Personal information
- Full name: Thomas Michael Oar
- Date of birth: 10 December 1991 (age 34)
- Place of birth: Southport, Queensland, Australia
- Height: 1.70 m (5 ft 7 in)
- Position: Midfielder

Youth career
- 1996–1997: Burleigh Heads
- 1997–2006: Palm Beach
- 2006–2007: QAS

Senior career*
- Years: Team / Apps / (Gls)
- 2007–2010: Brisbane Roar / 23 / (2)
- 2010–2015: FC Utrecht / 105 / (4)
- 2015–2016: Ipswich Town / 6 / (0)
- 2016–2017: Brisbane Roar / 30 / (1)
- 2017–2018: APOEL / 19 / (0)
- 2018–2020: Central Coast Mariners / 31 / (0)
- 2020–2022: Macarthur FC / 39 / (2)
- Total:  / 253 / (9)

International career^{‡}
- 2008–2011: Australia U20 / 34 / (6)
- 2010–2015: Australia / 28 / (2)

Medal record
Representing Australia
Men's Association football
AFC Asian Cup
| Winner | 2015 Australia |  |
| Runner-up | 2011 Qatar |  |
AFC U-20 Asian Cup
| Runner-up | 2010 China |  |

= Tommy Oar =

Australian soccer player

Thomas Michael Oar (born 10 December 1991) is a retired Australian professional footballer who played as a midfielder.

Born on the Gold Coast, Queensland, Oar played youth football for Burleigh Heads, Palm Beach and at the Queensland Academy of Sport before making his professional debut for Brisbane Roar in 2008. He joined Dutch club FC Utrecht in 2010, making over 100 appearances for the side before moving to England to play for Ipswich Town in 2015. He later joined Cypriot giants Apoel Nicosia, before returning to the A-League.

Oar has twenty eight caps with the Australian national team, scoring two goals.
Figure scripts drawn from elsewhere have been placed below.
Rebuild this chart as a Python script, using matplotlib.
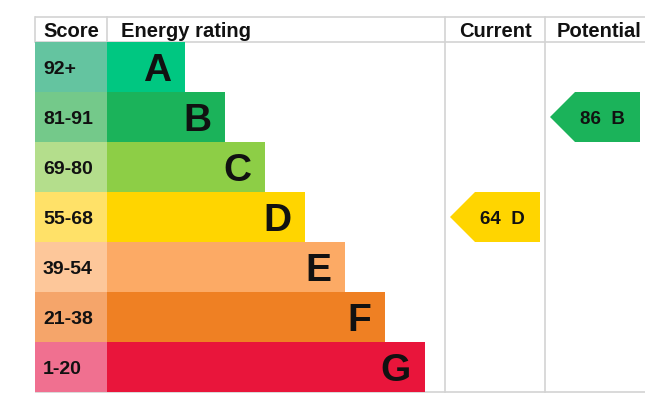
import matplotlib
matplotlib.use("Agg")
import matplotlib.pyplot as plt
from matplotlib.patches import Polygon

# ---- data ----
ratings = ["A", "B", "C", "D", "E", "F", "G"]
score_ranges = ["92+", "81-91", "69-80", "55-68", "39-54", "21-38", "1-20"]
band_low = [92, 81, 69, 55, 39, 21, 1]
bar_colors = ["#00c781", "#1bb35a", "#8dce46", "#ffd500", "#fcaa65", "#ef8023", "#e9153b"]
score_colors = ["#64c4a0", "#74c98a", "#b4de8c", "#ffe168", "#fdc79a", "#f5a56a", "#f07090"]
headers = ["Score", "Energy rating", "Current", "Potential"]
current_score = 64
potential_score = 86

# ---- layout (pixels) ----
W, H = 645, 419
DPI = 100
left, score_w = 35, 72
bar_x0 = left + score_w
top, head_h, row_h = 17, 25, 50
bar_base, bar_step = 78, 40
cur_x0, pot_x0, right = 445, 545, 645
grid_col = "#d3d3d3"
FONT = "Liberation Sans"
TXT = "#111111"


def band_index(score):
    for i, lo in enumerate(band_low):
        if score >= lo:
            return i
    return len(band_low) - 1


def cap_px(pt):
    return 0.716 * pt * DPI / 72


fig = plt.figure(figsize=(W / DPI, H / DPI), dpi=DPI)
ax = fig.add_axes([0, 0, 1, 1])
ax.set_xlim(0, W)
ax.set_ylim(H, 0)
ax.axis("off")

y0 = top + head_h
n = len(ratings)
row_centers = [y0 + row_h * (i + 0.5) for i in range(n)]
bottom = y0 + row_h * n

# grid lines (under the bars)
lw = 1.2
for y in (top, y0, bottom):
    ax.plot([left, right], [y, y], color=grid_col, lw=lw, solid_capstyle="butt", zorder=0)
ax.plot([left, left], [top, y0], color=grid_col, lw=lw, zorder=0)
ax.plot([bar_x0, bar_x0], [top, y0], color=grid_col, lw=lw, zorder=0)
for x in (cur_x0, pot_x0):
    ax.plot([x, x], [top, bottom], color=grid_col, lw=lw, zorder=0)

# score column
ax.barh(row_centers, [score_w] * n, height=row_h, left=left, color=score_colors, linewidth=0, zorder=2)
# rating bars
widths = [bar_base + bar_step * i for i in range(n)]
ax.barh(row_centers, widths, height=row_h, left=bar_x0, color=bar_colors, linewidth=0, zorder=2)

# headers
hs = 14.5
hb = top + head_h / 2 + cap_px(hs) / 2
ax.text(left + 8, hb, headers[0], fontsize=hs, fontweight="bold", family=FONT, va="baseline", ha="left", color=TXT)
ax.text(bar_x0 + 14, hb, headers[1], fontsize=hs, fontweight="bold", family=FONT, va="baseline", ha="left", color=TXT)
ax.text((cur_x0 + pot_x0) / 2, hb, headers[2], fontsize=hs, fontweight="bold", family=FONT, va="baseline", ha="center", color=TXT)
ax.text(599, hb, headers[3], fontsize=hs, fontweight="bold", family=FONT, va="baseline", ha="center", color=TXT)

# score labels and letters
ss, ls = 14, 28
for i in range(n):
    cy = row_centers[i]
    ax.text(left + 8, cy + cap_px(ss) / 2, score_ranges[i], fontsize=ss, fontweight="bold",
            family=FONT, va="baseline", ha="left", color=TXT, zorder=3)
    ax.text(bar_x0 + widths[i] - 14, cy + cap_px(ls) / 2, ratings[i], fontsize=ls, fontweight="bold",
            family=FONT, va="baseline", ha="right", color=TXT, zorder=3)


# arrows
def arrow(x_tip, x_end, score):
    i = band_index(score)
    cy = row_centers[i]
    h = row_h / 2
    tip = 25
    poly = Polygon([(x_tip, cy), (x_tip + tip, cy - h), (x_end, cy - h), (x_end, cy + h), (x_tip + tip, cy + h)],
                   closed=True, facecolor=bar_colors[i], edgecolor="none", zorder=2)
    ax.add_patch(poly)
    ts = 13.5
    ax.text((x_tip + x_end) / 2 + 7, cy + cap_px(ts) / 2, f"{score}  {ratings[i]}", fontsize=ts,
            fontweight="bold", family=FONT, va="baseline", ha="center", color=TXT, zorder=3)


arrow(cur_x0 + 5, pot_x0 - 5, current_score)
arrow(pot_x0 + 5, right - 5, potential_score)

fig.savefig("out.png", dpi=DPI)
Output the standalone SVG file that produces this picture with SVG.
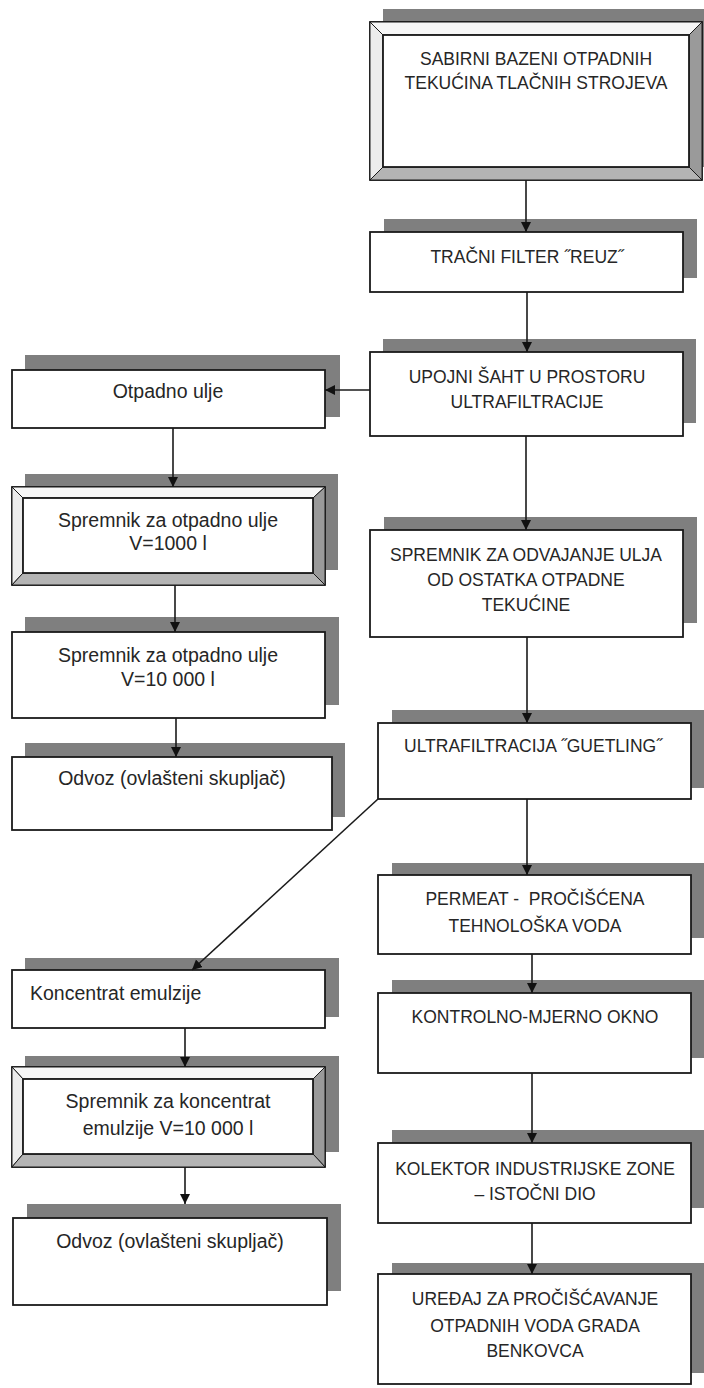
<svg xmlns="http://www.w3.org/2000/svg" width="704" height="1388" viewBox="0 0 704 1388">
<style>
.sh{fill:#7f7f7f;stroke:none}
.bx{fill:#fff;stroke:#1a1a1a;stroke-width:1.8}
.bt{fill:#f7f7f7;stroke:#1a1a1a;stroke-width:1}
.bl{fill:#ececec;stroke:#1a1a1a;stroke-width:1}
.br{fill:#9a9a9a;stroke:#1a1a1a;stroke-width:1}
.bb{fill:#b4b4b4;stroke:#1a1a1a;stroke-width:1}
.in{fill:#fff;stroke:#1a1a1a;stroke-width:1.8}
text{font-family:"Liberation Sans",Arial,sans-serif;fill:#262626}
.c{font-size:17.5px;text-anchor:middle}
.l{font-size:19.5px;text-anchor:middle}
.ll{font-size:19.5px}
.cn{fill:none;stroke:#1a1a1a;stroke-width:1.6}
</style>
<defs>
<marker id="ah" markerUnits="userSpaceOnUse" markerWidth="11" markerHeight="11" refX="10" refY="5" orient="auto">
<path d="M0,0 L10,5 L0,10 z" fill="#111"/>
</marker>
</defs>

<g id="n_sabirni">
<rect class="sh" x="383" y="9" width="332" height="158"/>
<rect class="bx" x="370" y="22" width="332" height="158"/>
<polygon class="bt" points="370,22 702,22 689,35 383,35"/>
<polygon class="bl" points="370,22 383,35 383,167 370,180"/>
<polygon class="br" points="702,22 702,180 689,167 689,35"/>
<polygon class="bb" points="370,180 383,167 689,167 702,180"/>
<rect class="in" x="383" y="35" width="306" height="132"/>
<text class="c" x="536" y="65">SABIRNI BAZENI OTPADNIH</text>
<text class="c" x="536" y="89">TEKUĆINA TLAČNIH STROJEVA</text>
</g>

<g id="n_tracni">
<rect class="sh" x="384" y="219" width="313" height="59"/>
<rect class="bx" x="370" y="232" width="313" height="60"/>
<text class="c" x="527" y="263">TRAČNI FILTER ˝REUZ˝</text>
</g>

<g id="n_upojni">
<rect class="sh" x="383" y="339" width="313" height="84"/>
<rect class="bx" x="370" y="352" width="313" height="84"/>
<text class="c" x="527" y="383">UPOJNI ŠAHT U PROSTORU</text>
<text class="c" x="527" y="408">ULTRAFILTRACIJE</text>
</g>

<g id="n_spremnik_odv">
<rect class="sh" x="384" y="517" width="313" height="106"/>
<rect class="bx" x="370" y="530" width="313" height="107"/>
<text class="c" x="526" y="561">SPREMNIK ZA ODVAJANJE ULJA</text>
<text class="c" x="526" y="586">OD OSTATKA OTPADNE</text>
<text class="c" x="526" y="611">TEKUĆINE</text>
</g>

<g id="n_ultra">
<rect class="sh" x="392" y="710" width="313" height="78"/>
<rect class="bx" x="378" y="723" width="313" height="76"/>
<text class="c" x="533" y="752">ULTRAFILTRACIJA ˝GUETLING˝</text>
</g>

<g id="n_permeat">
<rect class="sh" x="392" y="863" width="313" height="75"/>
<rect class="bx" x="378" y="875" width="313" height="79"/>
<text class="c" x="535" y="905" style="white-space:pre">PERMEAT -  PROČIŠĆENA</text>
<text class="c" x="535" y="932">TEHNOLOŠKA VODA</text>
</g>

<g id="n_kontrolno">
<rect class="sh" x="392" y="980" width="313" height="78"/>
<rect class="bx" x="378" y="993" width="313" height="80"/>
<text class="c" x="535" y="1023">KONTROLNO-MJERNO OKNO</text>
</g>

<g id="n_kolektor">
<rect class="sh" x="392" y="1130" width="313" height="78"/>
<rect class="bx" x="378" y="1143" width="313" height="80"/>
<text class="c" x="535" y="1175">KOLEKTOR INDUSTRIJSKE ZONE</text>
<text class="c" x="535" y="1200">– ISTOČNI DIO</text>
</g>

<g id="n_uredjaj">
<rect class="sh" x="392" y="1263" width="313" height="110"/>
<rect class="bx" x="378" y="1274" width="313" height="110"/>
<text class="c" x="535" y="1305">UREĐAJ ZA PROČIŠĆAVANJE</text>
<text class="c" x="535" y="1332">OTPADNIH VODA GRADA</text>
<text class="c" x="535" y="1357">BENKOVCA</text>
</g>

<g id="n_otpadno">
<rect class="sh" x="25" y="355" width="315" height="62"/>
<rect class="bx" x="12" y="370" width="313" height="58"/>
<text class="l" x="168" y="398">Otpadno ulje</text>
</g>

<g id="n_spr1000">
<rect class="sh" x="25" y="474" width="313" height="96"/>
<rect class="bx" x="12" y="487" width="313" height="98"/>
<polygon class="bt" points="12,487 325,487 313,498 23,498"/>
<polygon class="bl" points="12,487 23,498 23,573 12,585"/>
<polygon class="br" points="325,487 325,585 313,573 313,498"/>
<polygon class="bb" points="12,585 23,573 313,573 325,585"/>
<rect class="in" x="23" y="498" width="290" height="75"/>
<text class="l" x="168" y="527">Spremnik za otpadno ulje</text>
<text class="l" x="168" y="550">V=1000 l</text>
</g>

<g id="n_spr10000">
<rect class="sh" x="25" y="617" width="314" height="88"/>
<rect class="bx" x="12" y="632" width="313" height="86"/>
<text class="l" x="168" y="662">Spremnik za otpadno ulje</text>
<text class="l" x="168" y="686">V=10 000 l</text>
</g>

<g id="n_odvoz1">
<rect class="sh" x="25" y="743" width="320" height="74"/>
<rect class="bx" x="12" y="757" width="320" height="73"/>
<text class="l" x="172" y="785">Odvoz (ovlašteni skupljač)</text>
</g>

<g id="n_koncentrat">
<rect class="sh" x="25" y="958" width="314" height="59"/>
<rect class="bx" x="12" y="970" width="313" height="58"/>
<text class="ll" x="30" y="1000">Koncentrat emulzije</text>
</g>

<g id="n_spr_konc">
<rect class="sh" x="25" y="1056" width="314" height="96"/>
<rect class="bx" x="12" y="1067" width="313" height="100"/>
<polygon class="bt" points="12,1067 325,1067 313,1079 23,1079"/>
<polygon class="bl" points="12,1067 23,1079 23,1154 12,1167"/>
<polygon class="br" points="325,1067 325,1167 313,1154 313,1079"/>
<polygon class="bb" points="12,1167 23,1154 313,1154 325,1167"/>
<rect class="in" x="23" y="1079" width="290" height="75"/>
<text class="l" x="168" y="1108">Spremnik za koncentrat</text>
<text class="l" x="168" y="1135">emulzije V=10 000 l</text>
</g>

<g id="n_odvoz2">
<rect class="sh" x="27" y="1204" width="314" height="87"/>
<rect class="bx" x="13" y="1218" width="314" height="87"/>
<text class="l" x="170" y="1248">Odvoz (ovlašteni skupljač)</text>
</g>

<g id="connectors">
<line class="cn" x1="526" y1="180" x2="526" y2="232" marker-end="url(#ah)"/>
<line class="cn" x1="527" y1="292" x2="527" y2="352" marker-end="url(#ah)"/>
<line class="cn" x1="370" y1="390" x2="325" y2="390" marker-end="url(#ah)"/>
<line class="cn" x1="526" y1="436" x2="526" y2="530" marker-end="url(#ah)"/>
<line class="cn" x1="173" y1="428" x2="173" y2="487" marker-end="url(#ah)"/>
<line class="cn" x1="175" y1="585" x2="175" y2="632" marker-end="url(#ah)"/>
<line class="cn" x1="176" y1="718" x2="176" y2="757" marker-end="url(#ah)"/>
<line class="cn" x1="527" y1="637" x2="527" y2="723" marker-end="url(#ah)"/>
<line class="cn" x1="378" y1="799" x2="192" y2="970" marker-end="url(#ah)"/>
<line class="cn" x1="527" y1="799" x2="527" y2="875" marker-end="url(#ah)"/>
<line class="cn" x1="532" y1="954" x2="532" y2="993" marker-end="url(#ah)"/>
<line class="cn" x1="532" y1="1073" x2="532" y2="1143" marker-end="url(#ah)"/>
<line class="cn" x1="532" y1="1223" x2="532" y2="1274" marker-end="url(#ah)"/>
<line class="cn" x1="185" y1="1028" x2="185" y2="1067" marker-end="url(#ah)"/>
<line class="cn" x1="185" y1="1167" x2="185" y2="1204" marker-end="url(#ah)"/>
</g>
</svg>
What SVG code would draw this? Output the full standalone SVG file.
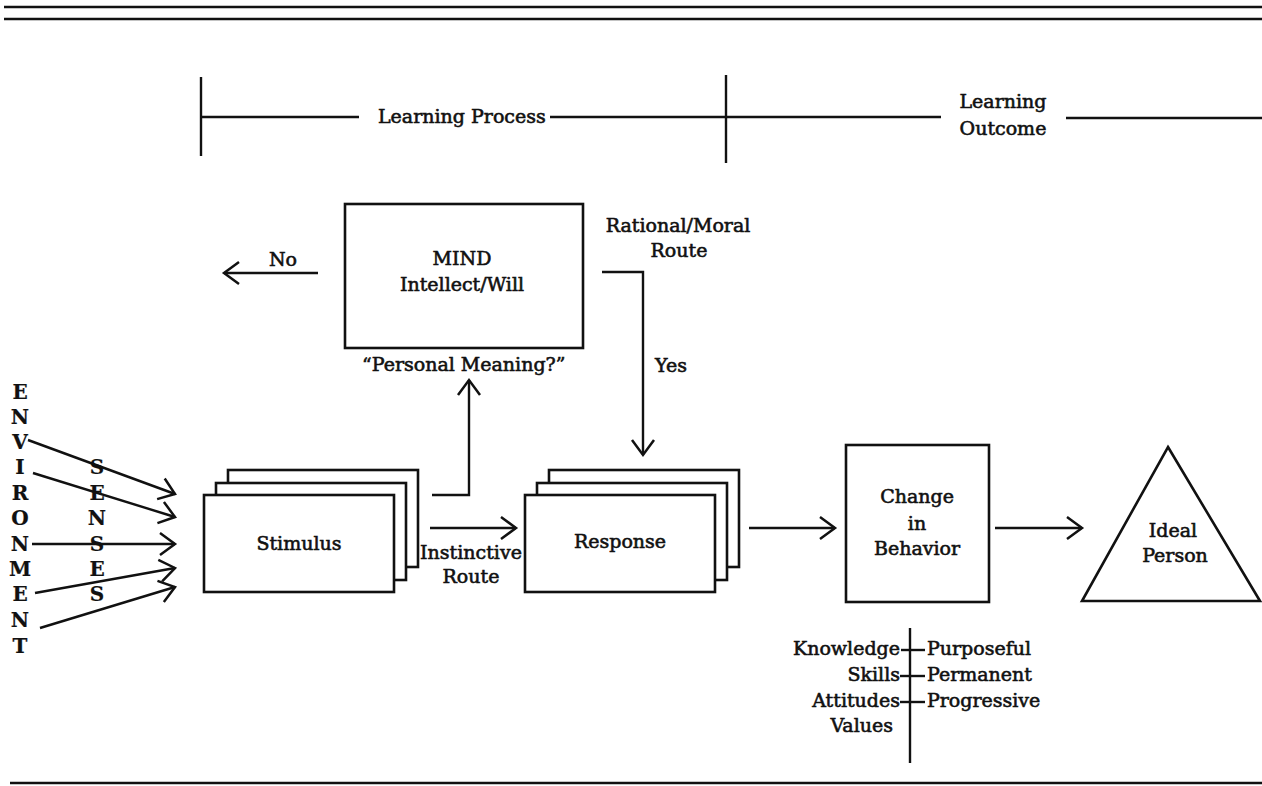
<svg xmlns="http://www.w3.org/2000/svg" width="1262" height="786" viewBox="0 0 1262 786">
  <style>
    .t { font-family: "DejaVu Serif", "Liberation Serif", serif; font-size: 19px; fill: #111; stroke: #111; stroke-width: 0.6; }
    .c { text-anchor: middle; }
    .r { text-anchor: end; }
    .b { font-weight: bold; font-size: 20px; stroke-width: 0.2; }
    .ln { stroke: #111; stroke-width: 2.4; fill: none; }
    .rule { stroke: #111; stroke-width: 2.6; fill: none; }
    .box { stroke: #111; stroke-width: 2.6; fill: #fff; }
  </style>
  <defs>
    <marker id="chev" markerUnits="userSpaceOnUse" viewBox="-20 -20 40 40" markerWidth="40" markerHeight="40" refX="0" refY="0" orient="auto" overflow="visible">
      <path d="M-15 -11 L0 0 L-15 11" fill="none" stroke="#111" stroke-width="2.5"/>
    </marker>
  </defs>

  <rect width="1262" height="786" fill="#fff"/>

  <!-- page rules -->
  <g id="rules">
    <line class="rule" x1="4" y1="7" x2="1262" y2="7"/>
    <line class="rule" x1="4" y1="19" x2="1262" y2="19"/>
    <line class="rule" x1="10" y1="783" x2="1262" y2="783"/>
  </g>

  <!-- phase header -->
  <g id="learning-process">
    <line class="ln" x1="201" y1="77" x2="201" y2="156"/>
    <line class="ln" x1="201" y1="117" x2="359" y2="117"/>
    <text class="t" x="378" y="123">Learning Process</text>
    <line class="ln" x1="550" y1="117" x2="726" y2="117"/>
    <line class="ln" x1="726" y1="75" x2="726" y2="163"/>
  </g>
  <g id="learning-outcome">
    <line class="ln" x1="726" y1="117" x2="941" y2="117"/>
    <text class="t c" x="1003" y="108">Learning</text>
    <text class="t c" x="1003" y="135">Outcome</text>
    <line class="ln" x1="1066" y1="118" x2="1262" y2="118"/>
  </g>

  <!-- environment column -->
  <g id="environment" class="t c b">
    <text x="20" y="399">E</text>
    <text x="20" y="424">N</text>
    <text x="20" y="449">V</text>
    <text x="20" y="474">I</text>
    <text x="20" y="500">R</text>
    <text x="20" y="525">O</text>
    <text x="20" y="551">N</text>
    <text x="20" y="576">M</text>
    <text x="20" y="601">E</text>
    <text x="20" y="627">N</text>
    <text x="20" y="653">T</text>
  </g>

  <!-- senses column -->
  <g id="senses" class="t c b">
    <text x="97" y="474">S</text>
    <text x="97" y="500">E</text>
    <text x="97" y="525">N</text>
    <text x="97" y="551">S</text>
    <text x="97" y="576">E</text>
    <text x="97" y="601">S</text>
  </g>

  <!-- stimulus stack -->
  <g id="stimulus">
    <rect class="box" x="228" y="470" width="190" height="97"/>
    <rect class="box" x="216" y="483" width="190" height="97"/>
    <rect class="box" x="204" y="495" width="190" height="97"/>
    <text class="t c" x="299" y="550">Stimulus</text>
  </g>

  <!-- mind -->
  <g id="mind">
    <rect class="box" x="345" y="204" width="238" height="144"/>
    <text class="t c" x="462" y="265">MIND</text>
    <text class="t c" x="462" y="291">Intellect/Will</text>
    <text class="t" x="362" y="371">“Personal Meaning?”</text>
  </g>

  <!-- response stack -->
  <g id="response">
    <rect class="box" x="549" y="470" width="190" height="97"/>
    <rect class="box" x="537" y="483" width="190" height="97"/>
    <rect class="box" x="525" y="495" width="190" height="97"/>
    <text class="t c" x="620" y="548">Response</text>
  </g>

  <!-- change in behavior -->
  <g id="change-in-behavior">
    <rect class="box" x="846" y="445" width="143" height="157"/>
    <text class="t c" x="917" y="503">Change</text>
    <text class="t c" x="917" y="530">in</text>
    <text class="t c" x="917" y="555">Behavior</text>
  </g>

  <!-- ideal person -->
  <g id="ideal-person">
    <polygon class="box" points="1168,447 1260,601 1082,601"/>
    <text class="t c" x="1173" y="537">Ideal</text>
    <text class="t c" x="1175" y="562">Person</text>
  </g>

  <!-- qualities of behavior change -->
  <g id="behavior-qualities">
    <line class="ln" x1="910" y1="628" x2="910" y2="763"/>
    <line class="ln" x1="901" y1="650" x2="925" y2="650"/>
    <line class="ln" x1="900" y1="676" x2="925" y2="676"/>
    <line class="ln" x1="900" y1="702" x2="925" y2="702"/>
    <text class="t r" x="900" y="655">Knowledge</text>
    <text class="t r" x="900" y="681">Skills</text>
    <text class="t r" x="900" y="707">Attitudes</text>
    <text class="t r" x="893" y="732">Values</text>
    <text class="t" x="927" y="655">Purposeful</text>
    <text class="t" x="927" y="681">Permanent</text>
    <text class="t" x="927" y="707">Progressive</text>
  </g>

  <!-- connectors -->
  <g id="connectors" class="ln" marker-end="url(#chev)">
    <line x1="28" y1="440" x2="175" y2="494"/>
    <line x1="33" y1="473" x2="175" y2="517"/>
    <line x1="32" y1="544" x2="175" y2="544"/>
    <line x1="35" y1="593" x2="175" y2="568"/>
    <line x1="40" y1="628" x2="175" y2="587"/>
    <path d="M432 495 H469 V380"/>
    <line x1="318" y1="273" x2="224" y2="273"/>
    <path d="M602 272 H643 V455"/>
    <line x1="430" y1="528" x2="516" y2="528"/>
    <line x1="749" y1="528" x2="835" y2="528"/>
    <line x1="995" y1="528" x2="1082" y2="528"/>
  </g>

  <!-- connector labels -->
  <g id="connector-labels">
    <text class="t c" x="283" y="266">No</text>
    <text class="t c" x="678" y="232">Rational/Moral</text>
    <text class="t c" x="679" y="257">Route</text>
    <text class="t" x="655" y="372">Yes</text>
    <text class="t c" x="471" y="559">Instinctive</text>
    <text class="t c" x="471" y="583">Route</text>
  </g>
</svg>
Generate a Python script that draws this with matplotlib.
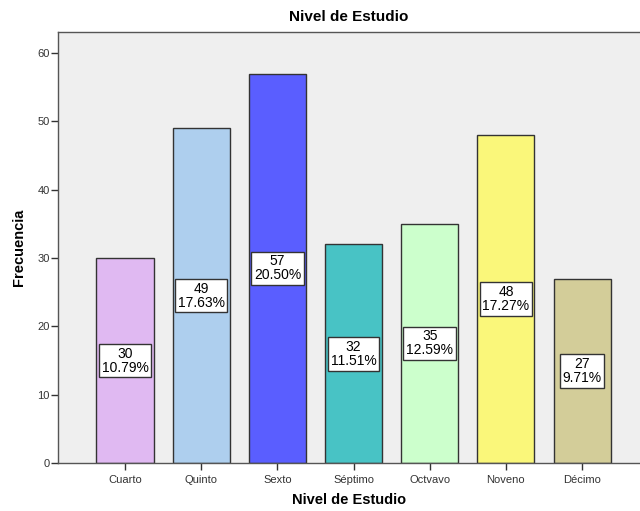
import matplotlib
matplotlib.use("Agg")
import matplotlib.pyplot as plt

plt.rcParams['font.family'] = ['Liberation Sans', 'DejaVu Sans']

niveles = ["Cuarto", "Quinto", "Sexto", "Séptimo", "Octvavo", "Noveno", "Décimo"]
frecuencia = [30, 49, 57, 32, 35, 48, 27]
porcentaje = ["10.79%", "17.63%", "20.50%", "11.51%", "12.59%", "17.27%", "9.71%"]
colores = ["#E0B9F2", "#AECFEE", "#5A5EFF", "#48C3C5", "#CCFFCC", "#FAF77A", "#D3CD99"]

fig = plt.figure(figsize=(6.4, 5.11), dpi=100)
ax = fig.add_axes([0.0906, 0.0939, 0.9094, 0.8435])
ax.set_facecolor("#EFEFEF")

x = list(range(len(niveles)))
ax.bar(x, frecuencia, width=0.75, color=colores, edgecolor="#333333", linewidth=1.0, zorder=2)

for xi, f, p in zip(x, frecuencia, porcentaje):
    ax.text(xi, f / 2, f"{f}\n{p}", ha="center", va="center", fontsize=10,
            linespacing=1.0, zorder=3,
            bbox=dict(boxstyle="square,pad=0.2", facecolor="white", edgecolor="#333333", linewidth=1.0))

ax.set_xlim(-0.88, 6.76)
ax.set_ylim(0, 63.1)
ax.set_yticks([0, 10, 20, 30, 40, 50, 60])
ax.set_xticks(x)
ax.set_xticklabels(niveles)
ax.tick_params(axis="both", labelsize=8, colors="#333333", length=5, width=1)
ax.tick_params(axis="y", pad=1)

for s in ["left", "bottom", "top"]:
    ax.spines[s].set_color("#555555")
    ax.spines[s].set_linewidth(1.0)
ax.spines["right"].set_visible(False)

ax.set_title("Nivel de Estudio", fontsize=11, fontweight="bold", pad=8)
ax.set_xlabel("Nivel de Estudio", fontsize=10.5, fontweight="bold", labelpad=6)
ax.set_ylabel("Frecuencia", fontsize=10.5, fontweight="bold", labelpad=8)

fig.savefig("out.png", dpi=100)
He participated in the 2014 FIFA World Cup and the 2011 and 2015 Asian Cups, with Australia winning the latter. He was part of the Australia U-20 side at the 2009 and 2011 FIFA U-20 World Cups, scoring the goal of the tournament in the latter edition. He was also nominated for the Socceroos' 2010 FIFA World Cup squad at 18.

==Early life==
Oar's paternal grandparents have Basque heritage.

Oar attended All Saints Anglican School on the Gold Coast graduating in 2008. Oar previously played at Palm Beach Sharks football club on the Gold Coast and eventually the Queensland Academy of Sport, where he was picked by Brisbane Roar.

==Club career==
===Queensland Roar===
Oar signed a three-year contract with Queensland Roar ahead of the 2008–09 A-League. He made his A-League debut for the side on 14 December 2008, coming on in the 73rd minute of a late 2–1 win over Newcastle Jets. In his second A-League appearance, on 28 December 2008, Oar scored a late free kick to secure a win over Wellington Phoenix.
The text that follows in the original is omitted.